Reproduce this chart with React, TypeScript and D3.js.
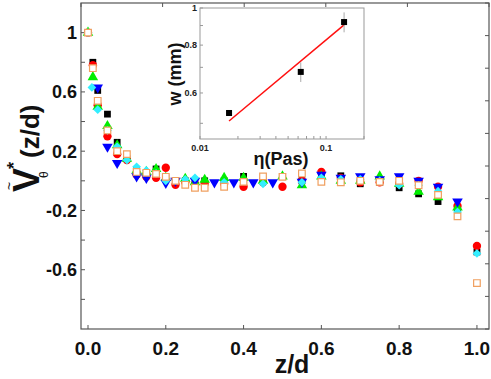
import React from 'react'
import * as d3 from 'd3'

const W = 491
const H = 379
const FONT = "Arial, 'Liberation Sans', sans-serif"

// main panel data: z/d positions and V values per series
const blackZ = [0, 0.0125, 0.025, 0.05, 0.075, 0.1, 0.125, 0.15, 0.175, 0.2, 0.25, 0.3, 0.35, 0.4, 0.45, 0.5, 0.55, 0.6, 0.65, 0.7, 0.75, 0.8, 0.85, 0.9, 0.95, 1.0]
const blackV = [1.0, 0.8, 0.61, 0.45, 0.26, 0.15, 0.07, 0.05, 0.08, 0.02, 0.0, 0.0, 0.0, 0.03, 0.0, 0.03, 0.0, 0.04, 0.034, -0.02, -0.01, -0.047, -0.088, -0.14, -0.19, -0.48]

const redZ = [0, 0.0125, 0.025, 0.05, 0.075, 0.1, 0.125, 0.15, 0.175, 0.2, 0.225, 0.25, 0.275, 0.3, 0.35, 0.4, 0.45, 0.5, 0.55, 0.6, 0.65, 0.7, 0.75, 0.8, 0.85, 0.9, 0.95, 1.0]
const redV = [1.0, 0.78, 0.51, 0.3, 0.18, 0.14, 0.04, 0.027, 0.02, 0.088, -0.027, -0.01, -0.02, -0.02, -0.02, -0.04, -0.01, -0.04, 0.0, 0.06, 0.02, -0.01, -0.01, -0.02, 0.0, -0.04, -0.17, -0.44]

const greenZ = [0, 0.0125, 0.025, 0.05, 0.075, 0.1, 0.125, 0.15, 0.175, 0.2, 0.25, 0.275, 0.3, 0.35, 0.4, 0.45, 0.5, 0.55, 0.6, 0.65, 0.7, 0.75, 0.8, 0.85, 0.9, 0.95]
const greenV = [1.0, 0.7, 0.5, 0.37, 0.24, 0.15, 0.07, 0.06, 0.08, 0.02, 0.014, -0.01, 0.007, 0.02, 0.02, 0.0, 0.03, -0.03, 0.03, 0.0, 0.0, 0.03, -0.02, -0.074, -0.11, -0.18]

const blueZ = [0.025, 0.05, 0.075, 0.125, 0.15, 0.2, 0.225, 0.275, 0.325, 0.375, 0.425, 0.475, 0.55, 0.6, 0.65, 0.7, 0.75, 0.8, 0.85, 0.9, 0.95]
const blueV = [0.63, 0.23, 0.12, 0.03, 0.02, -0.014, 0.0, 0.0, -0.01, -0.01, -0.01, -0.01, -0.007, 0.04, 0.02, 0.03, 0.01, 0.03, 0.0, -0.04, -0.14]

const cyanZ = [0, 0.01, 0.025, 0.05, 0.075, 0.1, 0.125, 0.15, 0.175, 0.2, 0.25, 0.275, 0.35, 0.45, 0.55, 0.6, 0.65, 0.7, 0.75, 0.8, 0.85, 0.9, 0.95, 1.0]
const cyanV = [1.0, 0.63, 0.48, 0.34, 0.23, 0.14, 0.095, 0.07, 0.05, 0.0, 0.01, 0.02, -0.01, -0.02, -0.01, 0.02, 0.01, 0.01, 0.0, -0.03, -0.03, -0.07, -0.21, -0.49]

const orangeZ = [0, 0.0125, 0.025, 0.05, 0.075, 0.1, 0.125, 0.15, 0.175, 0.2, 0.225, 0.25, 0.275, 0.3, 0.35, 0.4, 0.45, 0.5, 0.55, 0.6, 0.65, 0.7, 0.75, 0.8, 0.85, 0.9, 0.95, 1.0]
const orangeV = [1.0, 0.76, 0.54, 0.34, 0.2, 0.18, 0.06, 0.054, 0.047, 0.027, 0.0, -0.027, -0.047, -0.047, -0.04, -0.007, 0.03, 0.027, 0.05, -0.007, -0.01, 0.0, -0.007, 0.0, -0.03, -0.095, -0.24, -0.69]

const xTicks = [0, 0.2, 0.4, 0.6, 0.8, 1.0]
const yTickLabels = [1, 0.6, 0.2, -0.2, -0.6]
const yTicksAll = [1, 0.8, 0.6, 0.4, 0.2, 0, -0.2, -0.4, -0.6, -0.8]

// inset: w vs viscosity
const eta = [0.017, 0.063, 0.139]
const wmm = [0.532, 0.681, 0.919]
const wErr = [0.005, 0.04, 0.055]
const fitA = 1.555
const fitB = 0.275
const fitRange = [0.017, 0.139]
const insetXTicks = [0.01, 0.1]
const insetYTicks = [0.6, 0.8, 1]

const series = [
  { z: blackZ, v: blackV, sym: d3.symbolSquare, size: 46, fill: '#000000', stroke: 'none', rot: 0 },
  { z: redZ, v: redV, sym: d3.symbolCircle, size: 55, fill: '#ff0000', stroke: 'none', rot: 0 },
  { z: greenZ, v: greenV, sym: d3.symbolTriangle, size: 48, fill: '#00ee00', stroke: 'none', rot: 0 },
  { z: blueZ, v: blueV, sym: d3.symbolTriangle, size: 48, fill: '#0000ff', stroke: 'none', rot: 180 },
  { z: cyanZ, v: cyanV, sym: d3.symbolSquare, size: 38, fill: '#33eeff', stroke: 'none', rot: 45 },
  { z: orangeZ, v: orangeV, sym: d3.symbolSquare, size: 44, fill: '#ffffff', stroke: '#f0a060', rot: 0 },
]

export default function App() {
  const left = 81, right = 489, top = 3, bottom = 329
  const x = d3.scaleLinear().domain([-0.018, 1.031]).range([left, right])
  const y = d3.scaleLinear().domain([-1.0, 1.2]).range([bottom, top])
  // mirrored frame ticks as drawn by the original software
  const xTop = d3.scaleLinear().domain([0, 1]).range([left, right])
  const yRight = d3.scaleLinear().domain([-0.8, 1.2]).range([bottom, top])

  const ix = d3.scaleLog().domain([0.01, 0.2]).range([200, 364])
  const iy = d3.scaleLog().domain([0.455, 1.0]).range([139, 8])
  const fitLine = d3.line<number>().x((e) => ix(e)).y((e) => iy(fitA * Math.pow(e, fitB)))

  const ixMinor = [0.02, 0.03, 0.04, 0.05, 0.06, 0.07, 0.08, 0.09, 0.2]
  const iyMinor = [0.5, 0.7, 0.9]

  return (
    <svg width={W} height={H} style={{ position: 'absolute', left: 0, top: 0, background: '#fff' }} fontFamily={FONT}>
      {/* main frame */}
      <rect x={left} y={top} width={right - left} height={bottom - top} fill="none" stroke="#555" strokeWidth={1.2} />
      {yTicksAll.map((t) => (
        <line key={'yl' + t} x1={left} x2={left + 4} y1={y(t)} y2={y(t)} stroke="#555" />
      ))}
      {yRight.ticks(10).map((t) => (
        <line key={'yr' + t} x1={right - 4} x2={right} y1={yRight(t)} y2={yRight(t)} stroke="#555" />
      ))}
      {xTop.ticks(5).map((t) => (
        <line key={'xt' + t} x1={xTop(t)} x2={xTop(t)} y1={top} y2={top + 4} stroke="#555" />
      ))}
      {xTicks.map((t) => (
        <line key={'xb' + t} x1={x(t)} x2={x(t)} y1={bottom} y2={bottom - 4} stroke="#555" />
      ))}
      {yTickLabels.map((t) => (
        <text key={'ytl' + t} x={77} y={y(t) + 6.5} textAnchor="end" fontSize={18} fontWeight="bold" fill="#111">
          {t === 1 ? '1' : t.toFixed(1)}
        </text>
      ))}
      {xTicks.map((t) => (
        <text key={'xtl' + t} x={x(t)} y={355} textAnchor="middle" fontSize={19} fontWeight="bold" fill="#111">
          {t.toFixed(1)}
        </text>
      ))}
      <text x={292} y={373} textAnchor="middle" fontSize={25} fontWeight="bold" fill="#111">z/d</text>

      {/* y label, rotated */}
      <g transform="translate(39,192) rotate(-90)" fill="#111">
        <text x={0} y={0} fontSize={36} fontWeight="bold">V</text>
        <text x={2} y={-25} fontSize={14}>~</text>
        <text x={23} y={-19} fontSize={18} fontWeight="bold">*</text>
        <text x={14} y={9} fontSize={12}>θ</text>
        <text x={34} y={0} fontSize={26} fontWeight="bold">(z/d)</text>
      </g>

      {/* data */}
      {series.map((s, si) => {
        const path = d3.symbol().type(s.sym).size(s.size)()
        return (
          <g key={si}>
            {s.z.map((z, i) => (
              <path
                key={i}
                d={path ?? ''}
                transform={`translate(${x(z)},${y(s.v[i])}) rotate(${s.rot})`}
                fill={s.fill}
                stroke={s.stroke}
                strokeWidth={1.2}
              />
            ))}
          </g>
        )
      })}

      {/* inset */}
      <rect x={200} y={8} width={164} height={131} fill="#fff" stroke="#999" strokeWidth={1} />
      {insetYTicks.concat(iyMinor).map((t) => (
        <line key={'iy' + t} x1={200} x2={203} y1={iy(t)} y2={iy(t)} stroke="#999" />
      ))}
      {insetXTicks.concat(ixMinor).map((t) => (
        <line key={'ix' + t} x1={ix(t)} x2={ix(t)} y1={139} y2={136} stroke="#999" />
      ))}
      {insetYTicks.map((t) => (
        <text key={'iyl' + t} x={197} y={iy(t) + 3} textAnchor="end" fontSize={9} fontWeight="bold" fill="#222">
          {String(t)}
        </text>
      ))}
      {insetXTicks.map((t) => (
        <text key={'ixl' + t} x={ix(t)} y={151} textAnchor="middle" fontSize={9} fontWeight="bold" fill="#222">
          {String(t)}
        </text>
      ))}
      <text transform="translate(181,74) rotate(-90)" textAnchor="middle" fontSize={18} fontWeight="bold" fill="#111">w (mm)</text>
      <text x={281} y={165} textAnchor="middle" fontSize={18} fontWeight="bold" fill="#111">η(Pas)</text>
      <path d={fitLine(fitRange) ?? ''} fill="none" stroke="#ff1010" strokeWidth={1.5} />
      {eta.map((e, i) => (
        <g key={'ie' + i}>
          <line x1={ix(e)} x2={ix(e)} y1={iy(wmm[i] - wErr[i])} y2={iy(wmm[i] + wErr[i])} stroke="#aaa" strokeWidth={1} />
          <rect x={ix(e) - 3} y={iy(wmm[i]) - 3} width={6} height={6} fill="#000" />
        </g>
      ))}
    </svg>
  )
}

──────────

Write out the lines from the start of the material to the line with "-0.14, -0.19, -0.48]", inclusive and exactly. Skip the pictures.

— Answer to the exercise —
Reproduce this chart with React, TypeScript and D3.js.
import React from 'react'
import * as d3 from 'd3'

const W = 491
const H = 379
const FONT = "Arial, 'Liberation Sans', sans-serif"

// main panel data: z/d positions and V values per series
const blackZ = [0, 0.0125, 0.025, 0.05, 0.075, 0.1, 0.125, 0.15, 0.175, 0.2, 0.25, 0.3, 0.35, 0.4, 0.45, 0.5, 0.55, 0.6, 0.65, 0.7, 0.75, 0.8, 0.85, 0.9, 0.95, 1.0]
const blackV = [1.0, 0.8, 0.61, 0.45, 0.26, 0.15, 0.07, 0.05, 0.08, 0.02, 0.0, 0.0, 0.0, 0.03, 0.0, 0.03, 0.0, 0.04, 0.034, -0.02, -0.01, -0.047, -0.088, -0.14, -0.19, -0.48]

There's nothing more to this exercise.